## SOURCE DATA:
____
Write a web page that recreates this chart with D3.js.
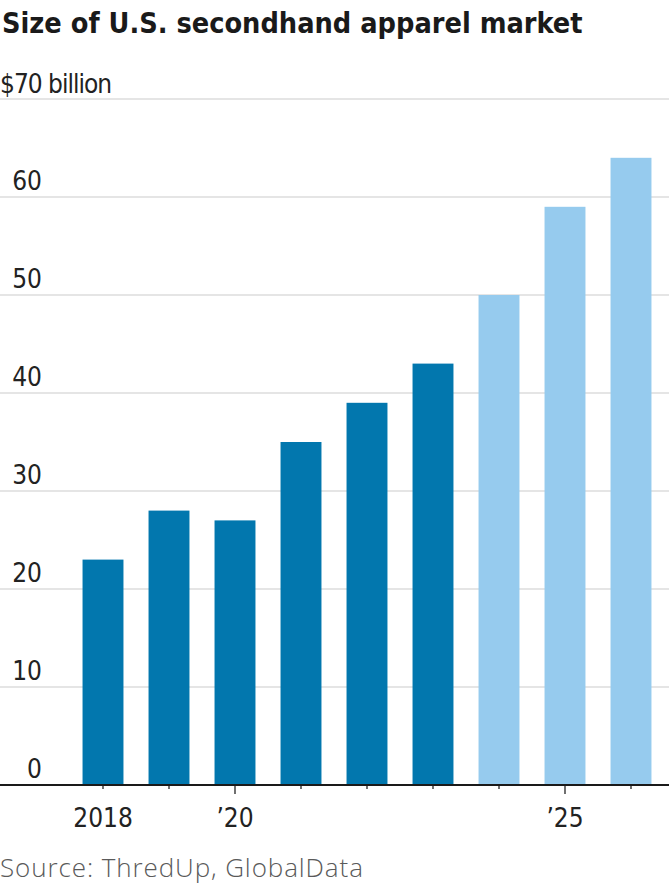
<!DOCTYPE html>
<html>
<head>
<meta charset="utf-8">
<script src="https://cdn.jsdelivr.net/npm/d3@7"></script>
<style>
  html, body { margin: 0; padding: 0; background: #fff; }
  svg { display: block; }
</style>
</head>
<body>
<svg id="chart" width="669" height="892"></svg>
<script>
// ---- data ----
const years = [2018, 2019, 2020, 2021, 2022, 2023, 2024, 2025, 2026];
const values = [23, 28, 27, 35, 39, 43, 50, 59, 64];
const projected = [false, false, false, false, false, false, true, true, true];
const yTicks = [0, 10, 20, 30, 40, 50, 60, 70];
const xLabels = {2018: "2018", 2020: "\u201920", 2025: "\u201925"};
const majorYears = [2020, 2025];
const title = "Size of U.S. secondhand apparel market";
const unitLabel = "$70 billion";
const source = "Source: ThredUp, GlobalData";

const W = 669, H = 892;
const svg = d3.select("#chart");

const x = d3.scaleBand().domain(years).range([70, 664]).paddingInner(0.38).paddingOuter(0.19);
const y = d3.scaleLinear().domain([0, 70]).range([785, 99]);

const narrow = "'DejaVu Sans Condensed', 'Liberation Sans Narrow', sans-serif";

// title
svg.append("text")
  .attr("x", 2).attr("y", 33)
  .attr("font-family", narrow)
  .attr("font-weight", "bold")
  .attr("font-size", 28.6)
  .attr("fill", "#1a1a1a")
  .text(title);

// gridlines
svg.append("g").selectAll("line")
  .data(yTicks.filter(d => d > 0))
  .join("line")
  .attr("x1", 0).attr("x2", W)
  .attr("y1", d => y(d)).attr("y2", d => y(d))
  .attr("stroke", "#dcdcdc").attr("stroke-width", 1.6);

// y labels
svg.append("g").selectAll("text")
  .data(yTicks.filter(d => d < 70))
  .join("text")
  .attr("x", 42).attr("y", d => y(d) - 7)
  .attr("text-anchor", "end")
  .attr("font-family", narrow)
  .attr("font-size", 26)
  .attr("fill", "#222")
  .text(d => d);

svg.append("text")
  .attr("x", 0).attr("y", y(70) - 6)
  .attr("font-family", narrow)
  .attr("font-size", 26)
  .attr("letter-spacing", -1)
  .attr("fill", "#222")
  .text(unitLabel);

// bars
svg.append("g").selectAll("rect")
  .data(years.map((yr, i) => ({yr, v: values[i], p: projected[i]})))
  .join("rect")
  .attr("x", d => x(d.yr))
  .attr("width", x.bandwidth())
  .attr("y", d => y(d.v))
  .attr("height", d => y(0) - y(d.v))
  .attr("fill", d => d.p ? "#96cbee" : "#0277ae");

// x axis
const xAxis = d3.axisBottom(x)
  .tickSize(0)
  .tickFormat(d => xLabels[d] || "");
const gx = svg.append("g").attr("transform", `translate(0,${y(0)})`).call(xAxis);
gx.select(".domain").remove();
gx.selectAll(".tick line")
  .attr("y2", d => majorYears.includes(d) ? 9 : 4)
  .attr("stroke", "#222").attr("stroke-width", 1.3);
gx.selectAll(".tick text")
  .attr("y", 42).attr("dy", 0)
  .attr("font-family", narrow)
  .attr("font-size", 26)
  .attr("fill", "#222");

svg.append("line")
  .attr("x1", 0).attr("x2", W)
  .attr("y1", y(0)).attr("y2", y(0))
  .attr("stroke", "#1a1a1a").attr("stroke-width", 1.8);

// source
svg.append("text")
  .attr("x", 0).attr("y", 877)
  .attr("font-family", "'Open Sans', sans-serif")
  .attr("font-weight", 300)
  .attr("font-size", 26)
  .attr("letter-spacing", 0.9)
  .attr("fill", "#5a5a5a")
  .text(source);
</script>
</body>
</html>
____
Tally the lines of the listing in which the word "chart" occurs, and state the total alone.

3